**What needs to be done:**
Set down the full listing exactly as given. Any pictures are to be left out.

**Source data:**
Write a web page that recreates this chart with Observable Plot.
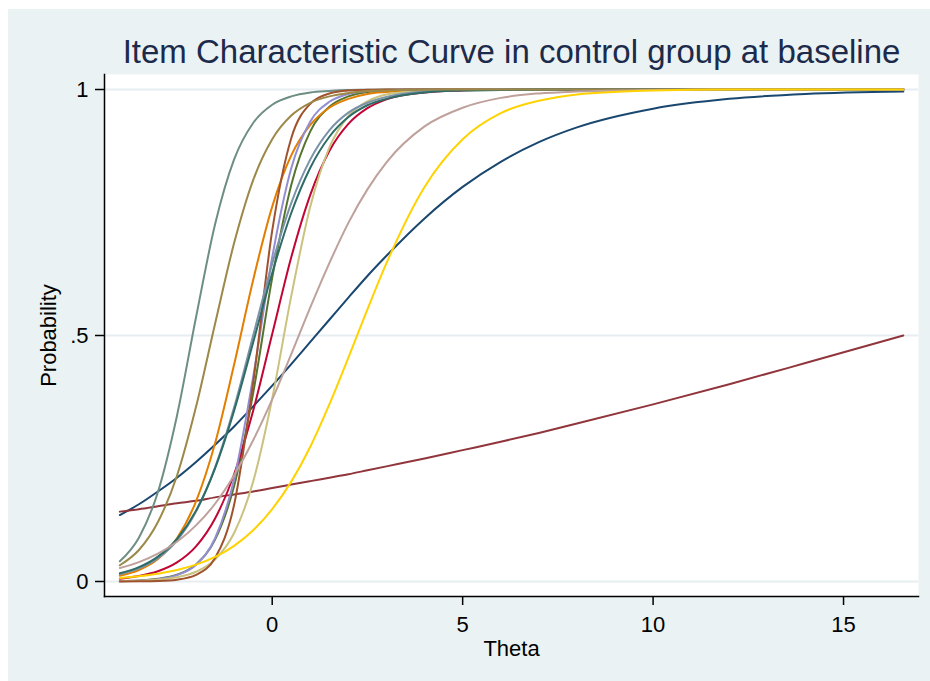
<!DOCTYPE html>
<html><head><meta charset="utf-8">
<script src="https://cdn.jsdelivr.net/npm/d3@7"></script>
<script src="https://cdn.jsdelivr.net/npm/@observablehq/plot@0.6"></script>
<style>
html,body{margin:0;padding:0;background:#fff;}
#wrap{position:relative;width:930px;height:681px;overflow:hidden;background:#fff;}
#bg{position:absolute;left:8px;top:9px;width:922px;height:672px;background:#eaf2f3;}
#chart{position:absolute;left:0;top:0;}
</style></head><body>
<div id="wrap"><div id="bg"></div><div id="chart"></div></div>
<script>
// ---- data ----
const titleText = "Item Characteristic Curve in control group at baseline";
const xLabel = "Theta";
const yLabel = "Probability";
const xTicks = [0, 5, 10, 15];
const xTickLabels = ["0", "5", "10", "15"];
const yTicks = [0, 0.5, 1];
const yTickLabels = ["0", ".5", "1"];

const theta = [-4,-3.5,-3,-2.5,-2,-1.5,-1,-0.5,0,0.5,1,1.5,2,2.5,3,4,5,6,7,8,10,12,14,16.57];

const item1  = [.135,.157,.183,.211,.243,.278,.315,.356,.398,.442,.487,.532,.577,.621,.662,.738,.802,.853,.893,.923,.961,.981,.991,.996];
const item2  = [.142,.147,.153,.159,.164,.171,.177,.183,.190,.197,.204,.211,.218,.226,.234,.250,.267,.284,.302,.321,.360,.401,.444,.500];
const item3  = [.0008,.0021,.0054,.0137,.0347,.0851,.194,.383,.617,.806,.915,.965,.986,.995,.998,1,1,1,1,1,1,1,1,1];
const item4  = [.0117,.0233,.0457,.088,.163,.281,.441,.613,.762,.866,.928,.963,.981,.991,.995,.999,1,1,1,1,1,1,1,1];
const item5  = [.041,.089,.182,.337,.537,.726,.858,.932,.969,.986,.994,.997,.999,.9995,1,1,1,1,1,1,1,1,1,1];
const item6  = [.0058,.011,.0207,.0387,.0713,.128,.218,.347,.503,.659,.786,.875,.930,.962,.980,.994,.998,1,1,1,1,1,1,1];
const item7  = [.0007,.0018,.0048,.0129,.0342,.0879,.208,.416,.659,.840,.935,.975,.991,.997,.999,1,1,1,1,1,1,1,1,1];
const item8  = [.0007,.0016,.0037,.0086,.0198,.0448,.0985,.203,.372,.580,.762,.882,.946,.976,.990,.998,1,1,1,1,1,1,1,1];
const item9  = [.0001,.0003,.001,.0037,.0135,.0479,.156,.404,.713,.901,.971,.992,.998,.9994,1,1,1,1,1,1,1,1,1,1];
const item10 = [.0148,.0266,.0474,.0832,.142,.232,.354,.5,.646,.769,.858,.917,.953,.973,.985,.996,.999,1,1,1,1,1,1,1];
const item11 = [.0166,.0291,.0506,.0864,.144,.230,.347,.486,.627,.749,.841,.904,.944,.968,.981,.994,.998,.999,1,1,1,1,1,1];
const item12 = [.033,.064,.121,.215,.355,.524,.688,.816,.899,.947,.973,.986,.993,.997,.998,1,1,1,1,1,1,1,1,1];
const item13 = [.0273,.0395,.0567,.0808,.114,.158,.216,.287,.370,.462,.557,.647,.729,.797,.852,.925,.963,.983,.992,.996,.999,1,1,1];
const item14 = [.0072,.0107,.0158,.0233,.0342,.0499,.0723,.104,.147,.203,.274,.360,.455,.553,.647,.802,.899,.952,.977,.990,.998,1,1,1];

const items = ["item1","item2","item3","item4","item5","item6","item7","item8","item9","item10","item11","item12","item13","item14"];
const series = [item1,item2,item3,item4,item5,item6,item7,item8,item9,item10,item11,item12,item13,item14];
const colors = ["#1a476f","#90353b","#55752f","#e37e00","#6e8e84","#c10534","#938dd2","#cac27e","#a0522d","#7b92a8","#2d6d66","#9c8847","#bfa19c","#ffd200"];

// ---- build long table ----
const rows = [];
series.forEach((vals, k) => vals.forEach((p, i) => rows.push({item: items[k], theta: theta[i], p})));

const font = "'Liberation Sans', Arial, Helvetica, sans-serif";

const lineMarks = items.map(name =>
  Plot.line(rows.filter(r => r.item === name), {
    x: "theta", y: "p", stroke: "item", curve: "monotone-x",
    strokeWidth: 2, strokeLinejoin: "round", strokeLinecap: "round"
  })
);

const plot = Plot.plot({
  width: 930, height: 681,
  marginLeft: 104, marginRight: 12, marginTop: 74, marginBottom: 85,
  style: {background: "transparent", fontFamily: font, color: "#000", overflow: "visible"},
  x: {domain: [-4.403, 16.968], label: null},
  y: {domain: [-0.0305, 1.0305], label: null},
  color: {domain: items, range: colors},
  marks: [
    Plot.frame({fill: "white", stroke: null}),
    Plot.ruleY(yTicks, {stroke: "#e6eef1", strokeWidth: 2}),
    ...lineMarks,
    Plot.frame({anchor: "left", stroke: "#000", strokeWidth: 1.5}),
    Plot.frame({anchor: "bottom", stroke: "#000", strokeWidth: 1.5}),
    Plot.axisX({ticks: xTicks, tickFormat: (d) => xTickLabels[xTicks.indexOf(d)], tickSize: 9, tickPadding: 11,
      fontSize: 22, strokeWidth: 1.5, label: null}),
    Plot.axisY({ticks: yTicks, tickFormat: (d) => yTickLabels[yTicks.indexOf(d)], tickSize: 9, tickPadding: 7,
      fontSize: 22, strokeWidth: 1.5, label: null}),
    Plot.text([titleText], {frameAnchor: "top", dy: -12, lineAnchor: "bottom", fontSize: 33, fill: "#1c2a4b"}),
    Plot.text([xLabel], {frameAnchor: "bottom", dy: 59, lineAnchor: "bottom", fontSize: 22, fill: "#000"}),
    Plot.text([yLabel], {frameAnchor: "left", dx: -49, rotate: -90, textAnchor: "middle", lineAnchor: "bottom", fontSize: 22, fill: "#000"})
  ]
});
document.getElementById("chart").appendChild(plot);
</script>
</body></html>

**Reply to the task:**
Write a web page that recreates this chart with Observable Plot.
<!DOCTYPE html>
<html><head><meta charset="utf-8">
<script src="https://cdn.jsdelivr.net/npm/d3@7"></script>
<script src="https://cdn.jsdelivr.net/npm/@observablehq/plot@0.6"></script>
<style>
html,body{margin:0;padding:0;background:#fff;}
#wrap{position:relative;width:930px;height:681px;overflow:hidden;background:#fff;}
#bg{position:absolute;left:8px;top:9px;width:922px;height:672px;background:#eaf2f3;}
#chart{position:absolute;left:0;top:0;}
</style></head><body>
<div id="wrap"><div id="bg"></div><div id="chart"></div></div>
<script>
// ---- data ----
const titleText = "Item Characteristic Curve in control group at baseline";
const xLabel = "Theta";
const yLabel = "Probability";
const xTicks = [0, 5, 10, 15];
const xTickLabels = ["0", "5", "10", "15"];
const yTicks = [0, 0.5, 1];
const yTickLabels = ["0", ".5", "1"];

const theta = [-4,-3.5,-3,-2.5,-2,-1.5,-1,-0.5,0,0.5,1,1.5,2,2.5,3,4,5,6,7,8,10,12,14,16.57];

const item1  = [.135,.157,.183,.211,.243,.278,.315,.356,.398,.442,.487,.532,.577,.621,.662,.738,.802,.853,.893,.923,.961,.981,.991,.996];
const item2  = [.142,.147,.153,.159,.164,.171,.177,.183,.190,.197,.204,.211,.218,.226,.234,.250,.267,.284,.302,.321,.360,.401,.444,.500];
const item3  = [.0008,.0021,.0054,.0137,.0347,.0851,.194,.383,.617,.806,.915,.965,.986,.995,.998,1,1,1,1,1,1,1,1,1];
const item4  = [.0117,.0233,.0457,.088,.163,.281,.441,.613,.762,.866,.928,.963,.981,.991,.995,.999,1,1,1,1,1,1,1,1];
const item5  = [.041,.089,.182,.337,.537,.726,.858,.932,.969,.986,.994,.997,.999,.9995,1,1,1,1,1,1,1,1,1,1];
const item6  = [.0058,.011,.0207,.0387,.0713,.128,.218,.347,.503,.659,.786,.875,.930,.962,.980,.994,.998,1,1,1,1,1,1,1];
const item7  = [.0007,.0018,.0048,.0129,.0342,.0879,.208,.416,.659,.840,.935,.975,.991,.997,.999,1,1,1,1,1,1,1,1,1];
const item8  = [.0007,.0016,.0037,.0086,.0198,.0448,.0985,.203,.372,.580,.762,.882,.946,.976,.990,.998,1,1,1,1,1,1,1,1];
const item9  = [.0001,.0003,.001,.0037,.0135,.0479,.156,.404,.713,.901,.971,.992,.998,.9994,1,1,1,1,1,1,1,1,1,1];
const item10 = [.0148,.0266,.0474,.0832,.142,.232,.354,.5,.646,.769,.858,.917,.953,.973,.985,.996,.999,1,1,1,1,1,1,1];
const item11 = [.0166,.0291,.0506,.0864,.144,.230,.347,.486,.627,.749,.841,.904,.944,.968,.981,.994,.998,.999,1,1,1,1,1,1];
const item12 = [.033,.064,.121,.215,.355,.524,.688,.816,.899,.947,.973,.986,.993,.997,.998,1,1,1,1,1,1,1,1,1];
const item13 = [.0273,.0395,.0567,.0808,.114,.158,.216,.287,.370,.462,.557,.647,.729,.797,.852,.925,.963,.983,.992,.996,.999,1,1,1];
const item14 = [.0072,.0107,.0158,.0233,.0342,.0499,.0723,.104,.147,.203,.274,.360,.455,.553,.647,.802,.899,.952,.977,.990,.998,1,1,1];

const items = ["item1","item2","item3","item4","item5","item6","item7","item8","item9","item10","item11","item12","item13","item14"];
const series = [item1,item2,item3,item4,item5,item6,item7,item8,item9,item10,item11,item12,item13,item14];
const colors = ["#1a476f","#90353b","#55752f","#e37e00","#6e8e84","#c10534","#938dd2","#cac27e","#a0522d","#7b92a8","#2d6d66","#9c8847","#bfa19c","#ffd200"];

// ---- build long table ----
const rows = [];
series.forEach((vals, k) => vals.forEach((p, i) => rows.push({item: items[k], theta: theta[i], p})));

const font = "'Liberation Sans', Arial, Helvetica, sans-serif";

const lineMarks = items.map(name =>
  Plot.line(rows.filter(r => r.item === name), {
    x: "theta", y: "p", stroke: "item", curve: "monotone-x",
    strokeWidth: 2, strokeLinejoin: "round", strokeLinecap: "round"
  })
);

const plot = Plot.plot({
  width: 930, height: 681,
  marginLeft: 104, marginRight: 12, marginTop: 74, marginBottom: 85,
  style: {background: "transparent", fontFamily: font, color: "#000", overflow: "visible"},
  x: {domain: [-4.403, 16.968], label: null},
  y: {domain: [-0.0305, 1.0305], label: null},
  color: {domain: items, range: colors},
  marks: [
    Plot.frame({fill: "white", stroke: null}),
    Plot.ruleY(yTicks, {stroke: "#e6eef1", strokeWidth: 2}),
    ...lineMarks,
    Plot.frame({anchor: "left", stroke: "#000", strokeWidth: 1.5}),
    Plot.frame({anchor: "bottom", stroke: "#000", strokeWidth: 1.5}),
    Plot.axisX({ticks: xTicks, tickFormat: (d) => xTickLabels[xTicks.indexOf(d)], tickSize: 9, tickPadding: 11,
      fontSize: 22, strokeWidth: 1.5, label: null}),
    Plot.axisY({ticks: yTicks, tickFormat: (d) => yTickLabels[yTicks.indexOf(d)], tickSize: 9, tickPadding: 7,
      fontSize: 22, strokeWidth: 1.5, label: null}),
    Plot.text([titleText], {frameAnchor: "top", dy: -12, lineAnchor: "bottom", fontSize: 33, fill: "#1c2a4b"}),
    Plot.text([xLabel], {frameAnchor: "bottom", dy: 59, lineAnchor: "bottom", fontSize: 22, fill: "#000"}),
    Plot.text([yLabel], {frameAnchor: "left", dx: -49, rotate: -90, textAnchor: "middle", lineAnchor: "bottom", fontSize: 22, fill: "#000"})
  ]
});
document.getElementById("chart").appendChild(plot);
</script>
</body></html>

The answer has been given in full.